### Exercise objective
How many lines of these records hold the string "chart"? Reply with the number alone.

### Input for this task
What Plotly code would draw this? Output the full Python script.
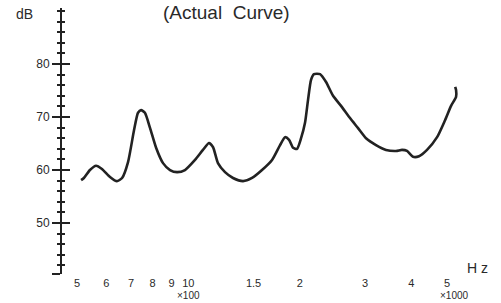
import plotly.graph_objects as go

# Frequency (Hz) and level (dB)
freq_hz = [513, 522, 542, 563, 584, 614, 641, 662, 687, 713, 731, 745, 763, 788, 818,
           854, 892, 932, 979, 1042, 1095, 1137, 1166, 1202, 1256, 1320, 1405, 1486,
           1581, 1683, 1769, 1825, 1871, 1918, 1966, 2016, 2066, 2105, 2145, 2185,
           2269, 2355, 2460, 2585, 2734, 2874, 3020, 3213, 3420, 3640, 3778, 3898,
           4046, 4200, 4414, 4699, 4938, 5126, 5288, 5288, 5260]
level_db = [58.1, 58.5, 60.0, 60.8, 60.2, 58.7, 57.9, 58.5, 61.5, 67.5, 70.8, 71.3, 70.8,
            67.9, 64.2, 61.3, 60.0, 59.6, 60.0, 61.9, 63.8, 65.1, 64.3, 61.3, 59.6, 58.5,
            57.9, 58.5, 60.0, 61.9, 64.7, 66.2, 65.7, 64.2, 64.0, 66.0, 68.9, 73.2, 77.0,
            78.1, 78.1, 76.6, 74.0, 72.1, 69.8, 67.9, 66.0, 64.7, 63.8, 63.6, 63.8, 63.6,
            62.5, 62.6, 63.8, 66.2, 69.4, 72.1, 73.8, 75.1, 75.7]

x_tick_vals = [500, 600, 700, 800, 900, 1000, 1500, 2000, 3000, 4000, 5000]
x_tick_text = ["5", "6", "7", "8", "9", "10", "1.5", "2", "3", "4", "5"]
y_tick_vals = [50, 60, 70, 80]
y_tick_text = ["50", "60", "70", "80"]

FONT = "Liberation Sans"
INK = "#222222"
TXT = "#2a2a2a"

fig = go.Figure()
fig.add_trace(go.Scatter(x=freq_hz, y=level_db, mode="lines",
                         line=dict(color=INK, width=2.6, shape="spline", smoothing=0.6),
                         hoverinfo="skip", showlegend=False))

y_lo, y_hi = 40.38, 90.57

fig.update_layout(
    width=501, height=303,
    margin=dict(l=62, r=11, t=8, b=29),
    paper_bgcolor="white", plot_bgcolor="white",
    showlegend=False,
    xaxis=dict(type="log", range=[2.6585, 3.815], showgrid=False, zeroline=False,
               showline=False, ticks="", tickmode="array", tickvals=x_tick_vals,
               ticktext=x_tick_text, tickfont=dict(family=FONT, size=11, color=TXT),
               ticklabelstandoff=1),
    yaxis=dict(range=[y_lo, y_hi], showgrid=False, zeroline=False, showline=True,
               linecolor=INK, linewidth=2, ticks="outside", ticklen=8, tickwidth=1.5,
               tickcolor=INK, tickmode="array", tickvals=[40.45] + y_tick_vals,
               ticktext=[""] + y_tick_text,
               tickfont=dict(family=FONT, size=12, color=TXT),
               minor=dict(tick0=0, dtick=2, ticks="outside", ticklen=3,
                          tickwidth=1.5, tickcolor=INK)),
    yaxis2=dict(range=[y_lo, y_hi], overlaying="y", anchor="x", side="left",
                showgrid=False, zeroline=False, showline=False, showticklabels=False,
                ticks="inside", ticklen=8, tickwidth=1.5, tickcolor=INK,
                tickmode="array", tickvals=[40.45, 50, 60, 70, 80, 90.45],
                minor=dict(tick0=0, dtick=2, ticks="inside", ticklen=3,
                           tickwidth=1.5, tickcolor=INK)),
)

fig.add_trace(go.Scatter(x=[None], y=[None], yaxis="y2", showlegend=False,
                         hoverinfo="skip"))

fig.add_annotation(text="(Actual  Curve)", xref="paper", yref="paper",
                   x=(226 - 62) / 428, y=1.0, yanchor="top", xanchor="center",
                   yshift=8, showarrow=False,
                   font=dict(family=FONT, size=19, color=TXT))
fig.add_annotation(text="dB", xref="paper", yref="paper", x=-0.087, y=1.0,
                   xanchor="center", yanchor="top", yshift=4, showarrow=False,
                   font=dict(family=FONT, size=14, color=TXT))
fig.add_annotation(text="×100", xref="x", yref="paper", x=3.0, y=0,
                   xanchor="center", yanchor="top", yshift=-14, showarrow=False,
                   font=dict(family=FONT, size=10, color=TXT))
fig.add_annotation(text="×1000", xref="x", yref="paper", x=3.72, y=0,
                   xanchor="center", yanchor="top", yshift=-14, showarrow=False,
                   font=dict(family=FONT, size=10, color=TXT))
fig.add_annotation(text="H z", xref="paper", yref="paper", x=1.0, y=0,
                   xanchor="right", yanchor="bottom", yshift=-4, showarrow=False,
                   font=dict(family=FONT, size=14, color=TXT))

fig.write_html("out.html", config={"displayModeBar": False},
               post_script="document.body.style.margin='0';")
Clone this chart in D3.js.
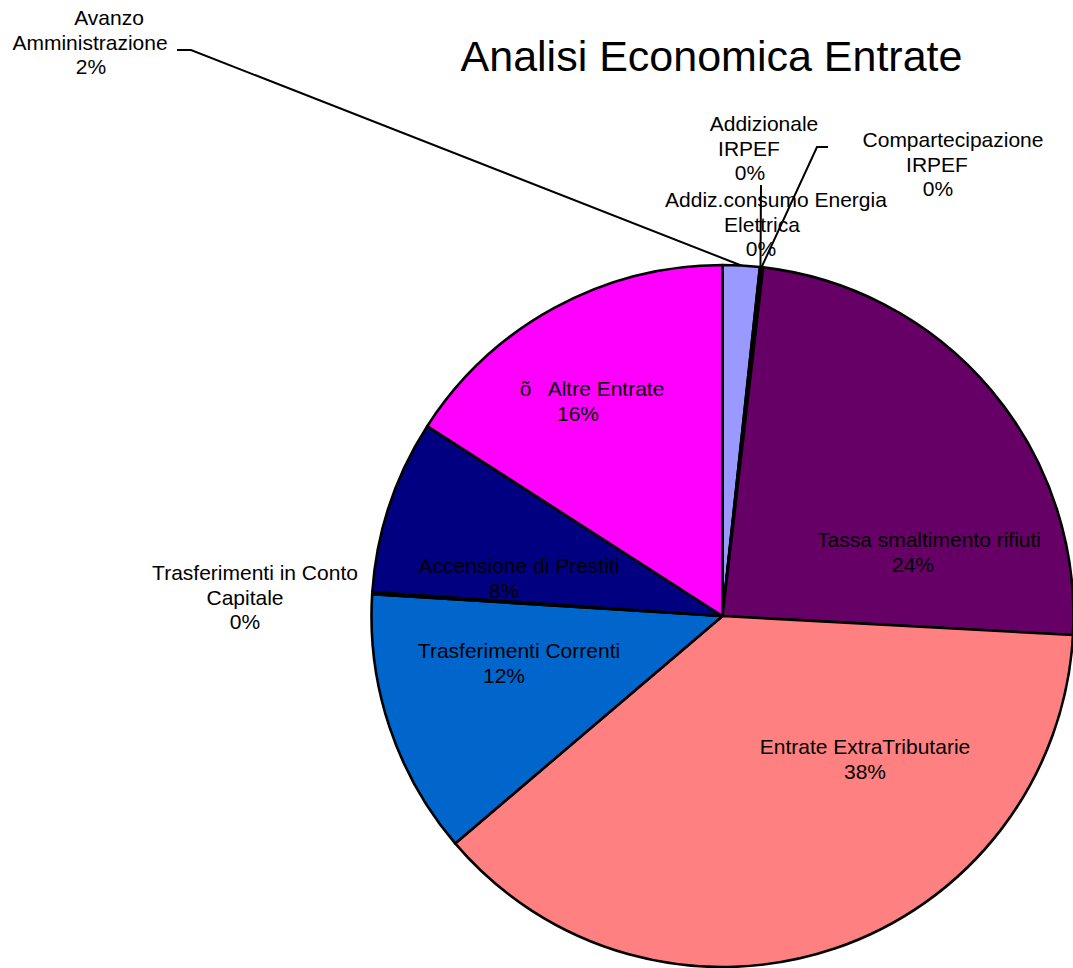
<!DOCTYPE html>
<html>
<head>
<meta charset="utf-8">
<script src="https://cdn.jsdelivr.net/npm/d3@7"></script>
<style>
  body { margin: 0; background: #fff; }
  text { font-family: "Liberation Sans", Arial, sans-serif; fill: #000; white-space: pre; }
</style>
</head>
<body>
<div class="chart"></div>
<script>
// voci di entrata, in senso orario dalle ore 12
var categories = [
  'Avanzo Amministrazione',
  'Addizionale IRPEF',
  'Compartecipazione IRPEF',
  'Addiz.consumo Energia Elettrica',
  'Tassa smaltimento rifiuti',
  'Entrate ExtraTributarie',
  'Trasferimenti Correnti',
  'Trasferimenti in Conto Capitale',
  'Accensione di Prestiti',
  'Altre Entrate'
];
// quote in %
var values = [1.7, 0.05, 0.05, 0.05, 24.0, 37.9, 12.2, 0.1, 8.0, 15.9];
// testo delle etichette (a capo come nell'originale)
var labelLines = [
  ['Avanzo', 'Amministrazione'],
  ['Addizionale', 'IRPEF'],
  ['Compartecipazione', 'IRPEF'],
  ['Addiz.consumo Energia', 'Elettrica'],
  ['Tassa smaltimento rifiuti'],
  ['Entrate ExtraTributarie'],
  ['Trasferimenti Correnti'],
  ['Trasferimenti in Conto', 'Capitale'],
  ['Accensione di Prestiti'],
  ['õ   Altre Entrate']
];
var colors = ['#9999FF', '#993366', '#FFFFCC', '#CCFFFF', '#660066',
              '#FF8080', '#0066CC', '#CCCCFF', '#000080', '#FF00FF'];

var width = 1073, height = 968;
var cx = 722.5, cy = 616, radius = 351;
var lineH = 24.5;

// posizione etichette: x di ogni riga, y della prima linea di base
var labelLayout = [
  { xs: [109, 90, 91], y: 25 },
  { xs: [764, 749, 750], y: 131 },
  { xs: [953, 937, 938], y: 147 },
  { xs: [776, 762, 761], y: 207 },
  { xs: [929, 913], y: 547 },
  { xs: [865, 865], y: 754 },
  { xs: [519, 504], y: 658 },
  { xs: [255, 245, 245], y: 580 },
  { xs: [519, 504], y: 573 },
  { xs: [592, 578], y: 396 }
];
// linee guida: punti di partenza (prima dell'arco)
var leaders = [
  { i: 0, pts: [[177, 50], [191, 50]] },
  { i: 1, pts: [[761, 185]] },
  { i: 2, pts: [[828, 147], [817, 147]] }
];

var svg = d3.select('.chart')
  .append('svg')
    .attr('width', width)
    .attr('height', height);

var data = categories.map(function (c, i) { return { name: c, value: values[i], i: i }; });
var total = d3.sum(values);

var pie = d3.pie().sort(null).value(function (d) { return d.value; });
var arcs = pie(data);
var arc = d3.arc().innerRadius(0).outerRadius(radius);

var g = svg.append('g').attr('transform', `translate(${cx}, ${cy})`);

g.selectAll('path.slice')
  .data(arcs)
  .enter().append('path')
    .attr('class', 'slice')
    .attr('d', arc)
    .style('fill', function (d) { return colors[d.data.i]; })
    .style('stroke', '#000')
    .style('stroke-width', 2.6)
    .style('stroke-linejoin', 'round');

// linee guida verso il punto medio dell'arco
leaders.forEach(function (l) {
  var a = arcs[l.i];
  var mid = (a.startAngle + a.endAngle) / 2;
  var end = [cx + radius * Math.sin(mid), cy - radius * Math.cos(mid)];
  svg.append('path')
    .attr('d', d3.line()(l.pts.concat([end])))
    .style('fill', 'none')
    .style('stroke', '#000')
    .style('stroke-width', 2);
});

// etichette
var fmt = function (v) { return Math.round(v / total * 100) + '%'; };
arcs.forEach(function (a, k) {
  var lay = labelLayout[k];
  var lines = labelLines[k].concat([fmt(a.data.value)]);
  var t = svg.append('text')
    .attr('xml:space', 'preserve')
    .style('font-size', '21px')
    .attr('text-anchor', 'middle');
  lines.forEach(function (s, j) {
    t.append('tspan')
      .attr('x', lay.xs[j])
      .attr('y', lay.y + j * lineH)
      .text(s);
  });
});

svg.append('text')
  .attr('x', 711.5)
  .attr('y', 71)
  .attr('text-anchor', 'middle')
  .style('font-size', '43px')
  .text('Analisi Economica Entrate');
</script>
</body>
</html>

### Result for this exercise
3